Premier avantage majeur : éviter l’événement taxable. Aux États-Unis, vendre ses cryptos pour acheter une maison déclenche une plus-value imposable (jusqu’à 37 % + 3,8 % NIIT pour les gros patrimoines). En utilisant ses BTC comme collatéral, on diffère indéfiniment cet impôt. Effet boule de neige phénoménal sur 10-20 ans.
Deuxième avantage : effet de levier indirect. Vous gardez 100 % de l’upside sur vos cryptos tout en achetant un actif réel qui, historiquement, s’apprécie aussi (surtout dans les grandes métropoles américaines).
Troisième point : démocratisation. Des millions de jeunes Américains (surtout dans la tech) ont 80-90 % de leur patrimoine en crypto. Aujourd’hui, les banques les regardent comme des pestiférés. Demain, ils pourront enfin accéder au rêve immobilier américain.
Ce qui existe déjà (et ce qui va changer)
Des acteurs comme Milo, Figure ou Ledn proposent déjà des prêts immobiliers adossés à des cryptos depuis plusieurs années.
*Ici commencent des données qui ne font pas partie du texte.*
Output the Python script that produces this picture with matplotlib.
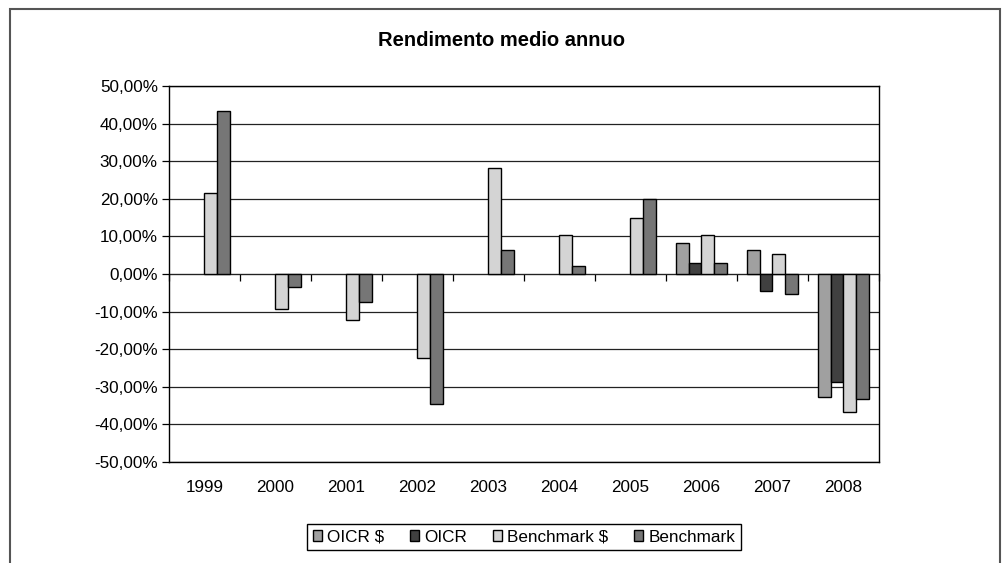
import matplotlib
matplotlib.use('Agg')
import matplotlib.pyplot as plt
import numpy as np
from matplotlib.patches import Rectangle
from matplotlib.ticker import FuncFormatter

years = ['1999', '2000', '2001', '2002', '2003', '2004', '2005', '2006', '2007', '2008']
series_names = ['OICR $', 'OICR', 'Benchmark $', 'Benchmark']
oicr_usd = [np.nan, np.nan, np.nan, np.nan, np.nan, np.nan, np.nan, 8.3, 6.4, -32.6]
oicr = [np.nan, np.nan, np.nan, np.nan, np.nan, np.nan, np.nan, 3.0, -4.5, -28.8]
bench_usd = [21.5, -9.4, -12.3, -22.4, 28.1, 10.3, 14.8, 10.5, 5.3, -36.6]
bench = [43.3, -3.5, -7.5, -34.5, 6.3, 2.2, 20.0, 3.0, -5.2, -33.3]
colors = ['#a0a0a0', '#404040', '#d4d4d4', '#767676']

plt.rcParams['font.family'] = ['Liberation Sans', 'DejaVu Sans']

fig = plt.figure(figsize=(10.04, 5.63), dpi=100)
# outer chart border (bottom edge falls off the image)
fig.patches.append(Rectangle((10 / 1004, -0.05), 990 / 1004, 1.05 - 9 / 563,
                             transform=fig.transFigure, fill=False,
                             edgecolor='#555555', linewidth=1.5))

ax = fig.add_axes([169 / 1004, 1 - 462 / 563, 710 / 1004, 376 / 563])
x = np.arange(len(years))
w = 0.178
for j, (vals, name, c) in enumerate(zip([oicr_usd, oicr, bench_usd, bench], series_names, colors)):
    ax.bar(x + (j - 1.5) * w, vals, width=w, color=c, edgecolor='black',
           linewidth=1.0, label=name, zorder=3)

ax.set_xlim(-0.5, len(years) - 0.5)
ax.set_ylim(-50, 50)
ax.set_yticks(np.arange(-50, 51, 10))
ax.yaxis.set_major_formatter(FuncFormatter(lambda v, p: f"{v:.2f}%".replace('.', ',')))
ax.grid(axis='y', color='#222222', linewidth=0.9, zorder=0)
ax.set_xticks(x)
ax.set_xticklabels(years)
ax.tick_params(axis='x', length=0, pad=13, labelsize=12.3)
ax.tick_params(axis='y', length=5, width=0.9, direction='out', labelsize=12.3, pad=3)
for s in ax.spines.values():
    s.set_linewidth(1.0)
    s.set_color('black')

# category boundary ticks on the zero line
sec = ax.secondary_xaxis(0.5)
sec.set_xticks(np.arange(-0.5, len(years), 1.0))
sec.tick_params(axis='x', length=5, width=0.9, direction='out', labelbottom=False,
                labeltop=False)
sec.spines['bottom'].set_visible(False)
sec.xaxis.set_ticks_position('bottom')
sec.set_xticklabels([])

fig.text(0.5, 1 - 40 / 563, 'Rendimento medio annuo', ha='center', va='center',
         fontsize=14.5, fontweight='bold')

leg = fig.legend(loc='center', bbox_to_anchor=(524 / 1004, 1 - 537 / 563), ncol=4,
                 frameon=True, fancybox=False, framealpha=1, edgecolor='black',
                 fontsize=12.3, handlelength=0.55, handleheight=0.55, handletextpad=0.3,
                 columnspacing=1.5, borderpad=0.3)
leg.get_frame().set_linewidth(1.0)

fig.savefig('out.png', dpi=100)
Mais avec des contraintes énormes :
- Collatéralisation à 100 % minimum (parfois 200 %)
- Taux d’intérêt entre 7 et 12 % (contre 6-7 % pour un prêt classique)
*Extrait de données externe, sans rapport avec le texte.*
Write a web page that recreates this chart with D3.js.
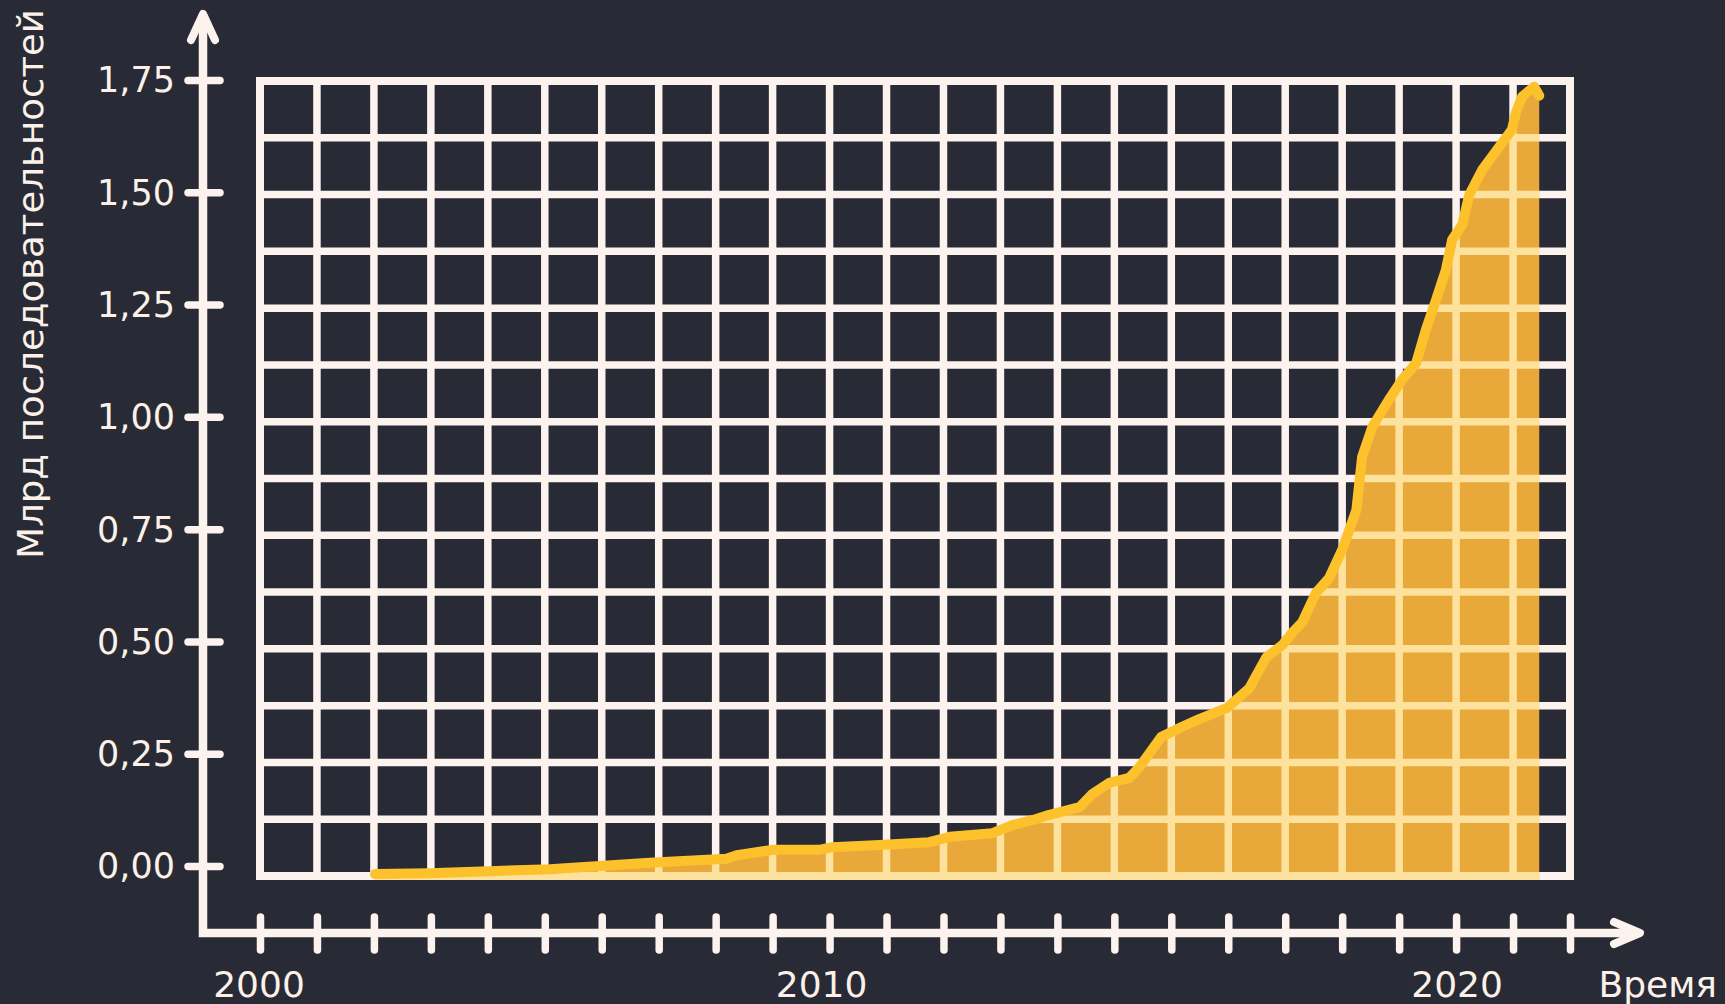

- Uniquement BTC et ETH seulement
- Pas de garantie fédérale (si la boîte fait faillite, vous êtes seul)
Avec l’entrée de Fannie Mae et Freddie Mac, tout change. On passe d’un marché de niche (quelques dizaines de milliers de clients) à un marché potentiellement massif, avec garantie fédérale et taux bien plus bas.
Les garde-fous probables
Les autorités ne sont pas folles. Pour éviter le scénario « subprime 2008 version crypto », plusieurs mesures devraient être imposées :
- Décote de 60-70 % sur la valeur des cryptos (ex : 1 BTC à 90 000 $ = 27-36 000 $ de valeur retenue)
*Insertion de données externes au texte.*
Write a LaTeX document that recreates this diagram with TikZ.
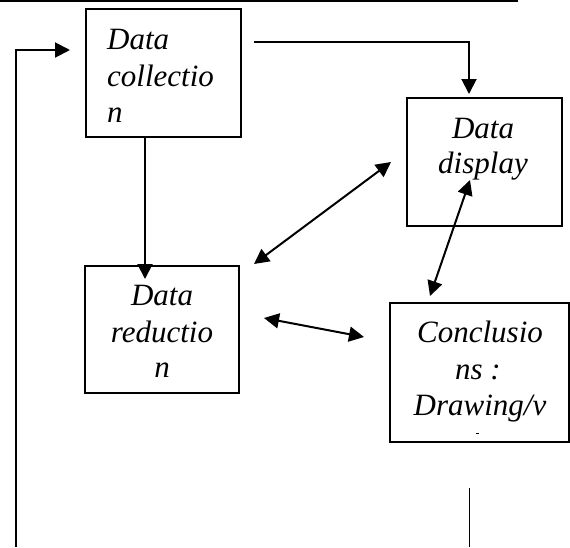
\documentclass[tikz,border=0pt]{standalone}
\usepackage{fontspec}
\setmainfont{Liberation Serif}
\usetikzlibrary{arrows.meta}
\begin{document}
\begin{tikzpicture}[x=1pt,y=-1pt,
  box/.style={draw=black,line width=2pt,rectangle,inner sep=0pt},
  lbl/.style={inner sep=0pt,font=\fontsize{31}{36}\selectfont\itshape},
  conn/.style={line width=2pt,draw=black},
  tip/.style={-{Triangle[length=15pt,width=15pt]}},
  tips/.style={{Triangle[length=15pt,width=15pt]}-{Triangle[length=15pt,width=15pt]}}]
\useasboundingbox (0,0) rectangle (570,547);
% boxes
\node[box,minimum width=155pt,minimum height=128pt] (col) at (163.5,73) {};
\node[box,minimum width=155pt,minimum height=128pt] (disp) at (484.5,162) {};
\node[box,minimum width=154pt,minimum height=127pt] (red) at (162,329.5) {};
\node[box,minimum width=179pt,minimum height=139pt] (conc) at (479.5,372.5) {};
% texts
\node[lbl,anchor=base west] (c1) at (107,49) {Data};
\node[lbl,anchor=base west] (c2) at (107,86) {collectio};
\node[lbl,anchor=base west] (c3) at (107,122) {n};
\node[lbl,anchor=base] (d1) at (483,138) {Data};
\node[lbl,anchor=base] (d2) at (483,173) {display};
\node[lbl,anchor=base] (r1) at (162,305) {Data};
\node[lbl,anchor=base] (r2) at (162,342) {reductio};
\node[lbl,anchor=base] (r3) at (162,377) {n};
\node[lbl,anchor=base] (k1) at (480,342) {Conclusio};
\node[lbl,anchor=base] (k2) at (478,379) {ns :};
\node[lbl,anchor=base] (k3) at (480,415) {Drawing/v};
\coordinate (dashL) at (475.5,433);
\coordinate (dashR) at (478.5,433);
\draw[line width=0.8pt] (dashL) -- (dashR);
% top rule
\coordinate (topL) at (0,1);
\coordinate (topR) at (518,1);
\draw[line width=1.5pt] (topL) -- (topR);
% connectors
\coordinate (fbbot) at (16,547);
\draw[conn,tip] (fbbot) |- ([xshift=-15pt,yshift=23pt]col.west);
\draw[conn,tip] ([xshift=12pt,yshift=31pt]col.east) -| ([xshift=-15.5pt,yshift=3pt]disp.north);
\draw[conn,tip] ([xshift=-18.5pt]col.south) -- ([xshift=-17pt,yshift=-14pt]red.north);
\draw[conn,tips] ([xshift=14pt,yshift=1pt]red.north east) -- ([xshift=-15pt]disp.west);
\draw[conn,tips] ([xshift=24pt,yshift=11.5pt]red.east) -- ([xshift=-25pt,yshift=35.5pt]conc.west);
\draw[conn,tips] ([xshift=-14.5pt,yshift=-18pt]disp.center) -- ([xshift=-49.5pt,yshift=6pt]conc.north);
\coordinate (botend) at (469,547);
\draw[line width=1pt] ([xshift=-10.5pt,yshift=-45pt]conc.south) -- (botend);
\end{tikzpicture}
\end{document}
- Limite à 30-40 % du patrimoine total en crypto pour l’évaluation
- Obligation de couverture partielle en cash ou actifs traditionnels
- Call de marge progressif avec période de grâce
- Possibilité de substitution de collatéral (remplacer du BTC par du cash si ça sent le roussi)
Et en Europe ? Et en France ?
Pour l’instant, rien. La France reste arc-boutée sur la vision « crypto = spéculation dangereuse ». Même les prêts Lombard (prêts contre portefeuille titres) excluent généralement les cryptos ou appliquent des décotes de 80-90 %. Seuls quelques family offices suisses ou liechtensteinois proposent des solutions haut de gamme… à des taux prohibitifs.
Mais le mouvement américain va faire jurisprudence. Quand les États-Unis bougent, l’Europe suit généralement avec 2 à 5 ans de retard. Attendez-vous à voir les premières banques privées européennes se lancer dès 2026-2027.
Conclusion : opportunité historique avec ceinture et bretelles
Oui, utiliser ses cryptos comme collatéral pour un prêt immobilier comporte des risques réels. Une chute brutale peut tout faire exploser. Mais avec les garde-fous qui s’annoncent et une gestion prudente, cette possibilité ouvre une nouvelle ère pour les détenteurs longue terme.
Si vous avez une vision long terme sur Bitcoin et Ethereum, que votre horizon immobilier est >10 ans, et que vous acceptez de sur-collatéraliser intelligemment, alors cette porte qui s’ouvre est peut-être la plus belle opportunité de votre vie financière.
À vous de décider si vous montez dans le train… ou si vous préférez attendre qu’il soit bien sur les rails.